Nalbandian, who has been based in Longueville for over two decades, has been busy spending his windfall.

There was a $3.9m purchase on King St, Newtown; and Nalbandian, who has also worked on The Matrix, and Peter Rabbit, recently spent $US6.2m on a modern canal-front home in Venice, Los Angeles.

The popularity of Sydney warehouses will be tested with a Lilyfield offering.

Renovation queen Cherie Barber wants $9m for the converted Lilyfield residential warehouse she bought from comedian Merrick Watts for $6m in 2020. It was the lolly factory, Oh Boy Candy Company.

The latest marketing suggests not much has changed since Watts commissioned the architect Virginia Kerridge.

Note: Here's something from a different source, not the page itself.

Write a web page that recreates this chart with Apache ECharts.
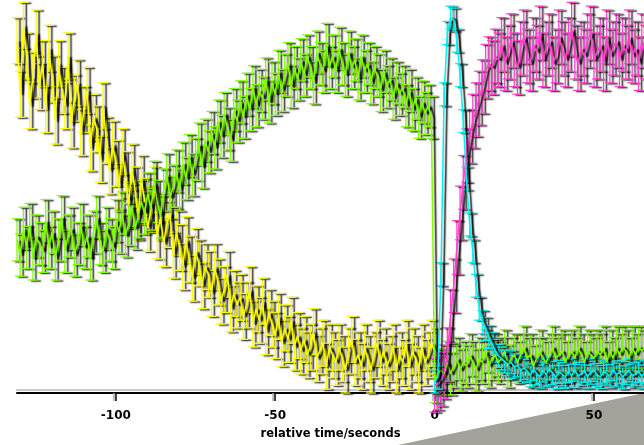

The building has had a string of famous owners.

Interiors expert Juliet Ashworth and her partner Richard Whalley recently fronted a syndicate that sold a commercial Alexandria warehouse to Carla Zampatti’s daughter, fashion designer Bianca Spender, for $7.5m, having bought it for $6.03m in early 2021.

The Henderson Rd property, set on 435sq m, is a double-brick, three-storey warehouse.

Two years ago, TV producer Andrew Denton and his broadcaster wife Jennifer Bryne sold their Chippendale office warehouse for $10m.

The TV power couple had secured the Meagher St holding in 2007 for $2.1m.